### Problem to solve
Going from the top of the data below, give again each line through the one containing "(sfk) at (38,385)", both ends kept.

### Given material
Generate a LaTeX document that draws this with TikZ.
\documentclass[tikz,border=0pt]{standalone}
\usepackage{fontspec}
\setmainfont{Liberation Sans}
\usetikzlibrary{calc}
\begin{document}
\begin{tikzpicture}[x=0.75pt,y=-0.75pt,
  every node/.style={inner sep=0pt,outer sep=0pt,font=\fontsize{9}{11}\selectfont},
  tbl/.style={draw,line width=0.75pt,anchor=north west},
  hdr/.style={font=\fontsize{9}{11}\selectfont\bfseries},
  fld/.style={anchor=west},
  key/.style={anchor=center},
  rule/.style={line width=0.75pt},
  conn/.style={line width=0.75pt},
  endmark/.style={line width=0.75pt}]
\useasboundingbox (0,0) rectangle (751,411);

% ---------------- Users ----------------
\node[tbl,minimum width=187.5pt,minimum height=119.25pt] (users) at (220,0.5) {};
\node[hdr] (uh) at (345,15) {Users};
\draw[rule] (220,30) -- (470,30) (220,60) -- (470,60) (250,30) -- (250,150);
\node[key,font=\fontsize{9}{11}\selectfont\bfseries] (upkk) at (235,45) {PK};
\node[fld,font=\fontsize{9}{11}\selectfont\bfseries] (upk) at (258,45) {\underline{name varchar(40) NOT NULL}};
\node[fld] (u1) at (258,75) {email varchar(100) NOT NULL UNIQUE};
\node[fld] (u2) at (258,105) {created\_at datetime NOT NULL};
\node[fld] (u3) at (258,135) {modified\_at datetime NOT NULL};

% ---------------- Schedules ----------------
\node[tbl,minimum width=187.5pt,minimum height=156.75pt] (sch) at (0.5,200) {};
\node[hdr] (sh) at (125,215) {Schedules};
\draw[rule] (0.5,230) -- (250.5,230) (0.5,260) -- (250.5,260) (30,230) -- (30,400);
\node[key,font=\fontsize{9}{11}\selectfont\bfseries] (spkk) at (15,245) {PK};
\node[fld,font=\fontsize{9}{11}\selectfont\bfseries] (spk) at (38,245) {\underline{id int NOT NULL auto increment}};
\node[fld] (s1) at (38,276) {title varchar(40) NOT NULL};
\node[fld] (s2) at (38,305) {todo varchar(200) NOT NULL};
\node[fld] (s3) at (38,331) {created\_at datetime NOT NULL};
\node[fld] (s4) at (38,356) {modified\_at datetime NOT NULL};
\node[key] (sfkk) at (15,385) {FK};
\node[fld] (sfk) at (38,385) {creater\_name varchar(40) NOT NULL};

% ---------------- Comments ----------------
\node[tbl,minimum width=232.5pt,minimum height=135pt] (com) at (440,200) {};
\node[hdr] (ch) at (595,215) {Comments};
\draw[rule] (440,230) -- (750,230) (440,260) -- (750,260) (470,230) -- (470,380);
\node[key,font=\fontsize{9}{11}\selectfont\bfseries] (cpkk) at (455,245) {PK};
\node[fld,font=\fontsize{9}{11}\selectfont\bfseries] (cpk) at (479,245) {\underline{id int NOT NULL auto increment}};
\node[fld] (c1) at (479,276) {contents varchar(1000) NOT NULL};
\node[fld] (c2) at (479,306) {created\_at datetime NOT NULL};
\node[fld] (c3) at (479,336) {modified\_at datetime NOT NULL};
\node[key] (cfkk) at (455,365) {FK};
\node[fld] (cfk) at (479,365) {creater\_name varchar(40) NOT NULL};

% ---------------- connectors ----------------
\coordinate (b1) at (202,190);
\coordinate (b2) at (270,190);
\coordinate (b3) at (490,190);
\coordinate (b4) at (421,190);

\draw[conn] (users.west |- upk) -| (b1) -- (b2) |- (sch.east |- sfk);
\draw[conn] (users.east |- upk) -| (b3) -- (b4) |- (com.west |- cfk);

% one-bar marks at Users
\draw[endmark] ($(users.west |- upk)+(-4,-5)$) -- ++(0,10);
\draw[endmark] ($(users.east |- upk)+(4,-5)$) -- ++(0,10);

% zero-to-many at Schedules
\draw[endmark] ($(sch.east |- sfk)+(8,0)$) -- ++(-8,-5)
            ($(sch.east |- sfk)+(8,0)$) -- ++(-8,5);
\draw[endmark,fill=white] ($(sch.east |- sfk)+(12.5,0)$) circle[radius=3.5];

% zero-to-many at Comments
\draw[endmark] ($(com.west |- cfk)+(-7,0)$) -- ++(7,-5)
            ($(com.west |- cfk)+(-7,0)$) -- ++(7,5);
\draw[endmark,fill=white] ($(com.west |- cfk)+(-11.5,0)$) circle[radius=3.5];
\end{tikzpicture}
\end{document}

### Solved exercise
Generate a LaTeX document that draws this with TikZ.
\documentclass[tikz,border=0pt]{standalone}
\usepackage{fontspec}
\setmainfont{Liberation Sans}
\usetikzlibrary{calc}
\begin{document}
\begin{tikzpicture}[x=0.75pt,y=-0.75pt,
  every node/.style={inner sep=0pt,outer sep=0pt,font=\fontsize{9}{11}\selectfont},
  tbl/.style={draw,line width=0.75pt,anchor=north west},
  hdr/.style={font=\fontsize{9}{11}\selectfont\bfseries},
  fld/.style={anchor=west},
  key/.style={anchor=center},
  rule/.style={line width=0.75pt},
  conn/.style={line width=0.75pt},
  endmark/.style={line width=0.75pt}]
\useasboundingbox (0,0) rectangle (751,411);

% ---------------- Users ----------------
\node[tbl,minimum width=187.5pt,minimum height=119.25pt] (users) at (220,0.5) {};
\node[hdr] (uh) at (345,15) {Users};
\draw[rule] (220,30) -- (470,30) (220,60) -- (470,60) (250,30) -- (250,150);
\node[key,font=\fontsize{9}{11}\selectfont\bfseries] (upkk) at (235,45) {PK};
\node[fld,font=\fontsize{9}{11}\selectfont\bfseries] (upk) at (258,45) {\underline{name varchar(40) NOT NULL}};
\node[fld] (u1) at (258,75) {email varchar(100) NOT NULL UNIQUE};
\node[fld] (u2) at (258,105) {created\_at datetime NOT NULL};
\node[fld] (u3) at (258,135) {modified\_at datetime NOT NULL};

% ---------------- Schedules ----------------
\node[tbl,minimum width=187.5pt,minimum height=156.75pt] (sch) at (0.5,200) {};
\node[hdr] (sh) at (125,215) {Schedules};
\draw[rule] (0.5,230) -- (250.5,230) (0.5,260) -- (250.5,260) (30,230) -- (30,400);
\node[key,font=\fontsize{9}{11}\selectfont\bfseries] (spkk) at (15,245) {PK};
\node[fld,font=\fontsize{9}{11}\selectfont\bfseries] (spk) at (38,245) {\underline{id int NOT NULL auto increment}};
\node[fld] (s1) at (38,276) {title varchar(40) NOT NULL};
\node[fld] (s2) at (38,305) {todo varchar(200) NOT NULL};
\node[fld] (s3) at (38,331) {created\_at datetime NOT NULL};
\node[fld] (s4) at (38,356) {modified\_at datetime NOT NULL};
\node[key] (sfkk) at (15,385) {FK};
\node[fld] (sfk) at (38,385) {creater\_name varchar(40) NOT NULL};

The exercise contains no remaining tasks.